— Begin DATA EXTRACT —

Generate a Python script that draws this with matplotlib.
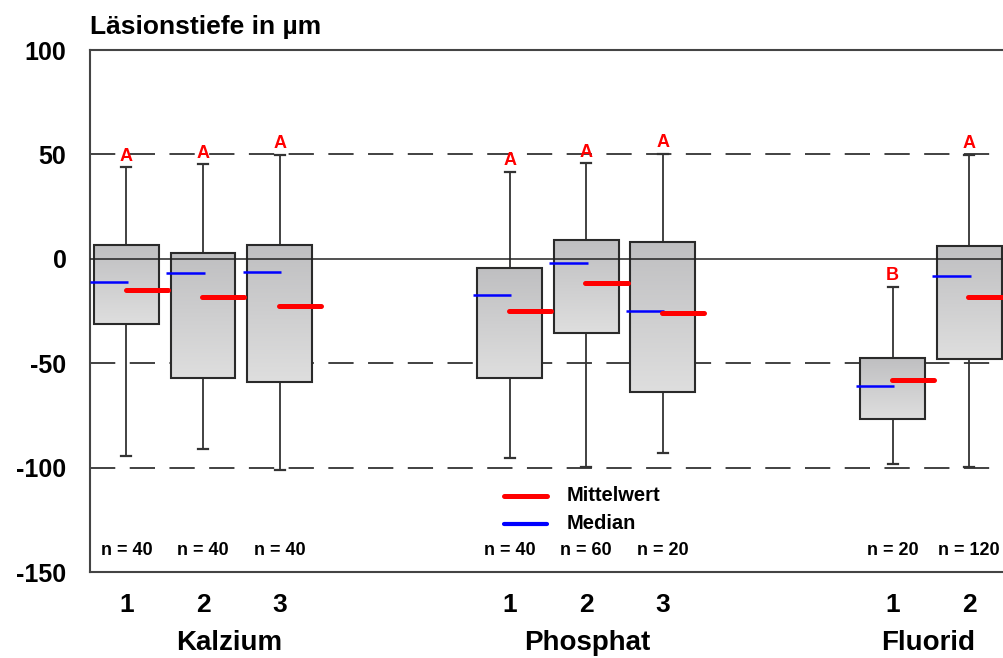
import numpy as np
import matplotlib
matplotlib.use("Agg")
import matplotlib.pyplot as plt
from matplotlib.patches import Rectangle

plt.rcParams['font.family'] = ['Liberation Sans', 'DejaVu Sans']

# ---- data ----
groups = ["Kalzium", "Phosphat", "Fluorid"]
group_sizes = [3, 3, 2]
group_label_x = [2.34, 7.01, 11.46]   # where the group names sit (data units)
sub_labels = ["1", "2", "3", "1", "2", "3", "1", "2"]
q3 = [6.7, 2.7, 6.7, -4.2, 9.0, 8.2, -47.3, 6.1]
q1 = [-31.3, -57.2, -59.2, -57.2, -35.5, -63.9, -76.6, -48.1]
whisk_hi = [43.8, 45.2, 49.9, 41.6, 45.7, 50.4, -13.3, 49.9]
whisk_lo = [-94.5, -91.0, -101.2, -95.3, -99.6, -93.0, -98.5, -99.6]
medians = [-10.9, -6.9, -6.1, -17.1, -1.9, -24.8, -60.9, -8.0]
means = [-15.0, -18.4, -22.7, -24.8, -11.7, -26.1, -58.0, -18.5]
letters = ["A", "A", "A", "A", "A", "A", "B", "A"]
n_vals = [40, 40, 40, 40, 60, 20, 20, 120]

# positions: 5 units between group starts
pos = []
for gi, size in enumerate(group_sizes):
    pos += [1 + 5 * gi + k for k in range(size)]

W, H = 1004, 658
fig = plt.figure(figsize=(W / 100, H / 100), dpi=100)
ax = fig.add_axes([90 / W, 86 / H, 998 / W, 522 / H])
ax.set_xlim(0.524, 13.55)
ax.set_ylim(-150, 100)

DARK = "#333333"
for y in (50, -50, -100):
    ax.axhline(y, color=DARK, lw=1.3, dashes=(14, 8), zorder=1)
ax.axhline(0, color="#222222", lw=1.1, zorder=5)

bw = 0.845
grad = np.linspace(0, 1, 64).reshape(-1, 1)
gcmap = matplotlib.colors.LinearSegmentedColormap.from_list("g", ["#dedede", "#bfbfc1"])
for i, x in enumerate(pos):
    # whiskers + caps
    ax.plot([x, x], [q3[i], whisk_hi[i]], color=DARK, lw=1.3, zorder=2)
    ax.plot([x, x], [q1[i], whisk_lo[i]], color=DARK, lw=1.3, zorder=2)
    for wv in (whisk_hi[i], whisk_lo[i]):
        ax.plot([x - 0.065, x + 0.065], [wv, wv], color=DARK, lw=1.6, zorder=2)
    # box with vertical gradient
    x0, x1 = x - bw / 2, x + bw / 2
    ax.imshow(grad, extent=[x0, x1, q1[i], q3[i]], aspect="auto",
              cmap=gcmap, origin="lower", zorder=3)
    ax.add_patch(Rectangle((x0, q1[i]), bw, q3[i] - q1[i], fill=False,
                           ec="#2a2a2a", lw=1.5, zorder=4))
    # median (left) and mean (right)
    ax.plot([x - 0.48, x + 0.02], [medians[i], medians[i]], color="#0000ff",
            lw=1.8, solid_capstyle="butt", zorder=6)
    ax.plot([x - 0.01, x + 0.54], [means[i], means[i]], color="#ff0000",
            lw=3.6, solid_capstyle="round", zorder=6)
    # letters
    ax.annotate(letters[i], (x, whisk_hi[i]), xytext=(0, 2), textcoords="offset points",
                ha="center", va="bottom", color="#ff0000", fontsize=13,
                fontweight="bold", zorder=7)
    ax.text(x, -139.5, f"n = {n_vals[i]}", ha="center", va="center",
            fontsize=13, fontweight="bold", zorder=7)

ax.set_xticks(pos)
ax.set_xticklabels(sub_labels, fontsize=19, fontweight="bold")
ax.tick_params(axis="x", length=0, pad=15)
ax.set_yticks([100, 50, 0, -50, -100, -150])
ax.set_yticklabels(["100", "50", "0", "-50", "-100", "-150"],
                   fontsize=18, fontweight="bold")
ax.tick_params(axis="y", length=0, pad=17)
for s in ax.spines.values():
    s.set_color("#444444")
    s.set_linewidth(1.5)

# group names
for gi, name in enumerate(groups):
    ax.text(group_label_x[gi], -184, name, ha="center", va="center",
            fontsize=20, fontweight="bold", clip_on=False)

# legend-like key
ax.plot([5.93, 6.49], [-113.5, -113.5], color="#ff0000", lw=3.6,
        solid_capstyle="round", zorder=6)
ax.plot([5.93, 6.49], [-127, -127], color="#0000ff", lw=3.0,
        solid_capstyle="round", zorder=6)
ax.text(6.74, -113.5, "Mittelwert", va="center", fontsize=14.5, fontweight="bold")
ax.text(6.74, -127, "Median", va="center", fontsize=14.5, fontweight="bold")

fig.text(90 / W, 1 - 27 / H, "Läsionstiefe in µm", ha="left", va="center",
         fontsize=19, fontweight="bold")

fig.savefig("out.png", dpi=100, facecolor="white")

— End DATA EXTRACT —

TASK GOAL:
Report all lines of the material that contain the word "matplotlib".

SOLUTION TO THE PROBLEM:
Generate a Python script that draws this with matplotlib.
import matplotlib
matplotlib.use("Agg")
import matplotlib.pyplot as plt
from matplotlib.patches import Rectangle
gcmap = matplotlib.colors.LinearSegmentedColormap.from_list("g", ["#dedede", "#bfbfc1"])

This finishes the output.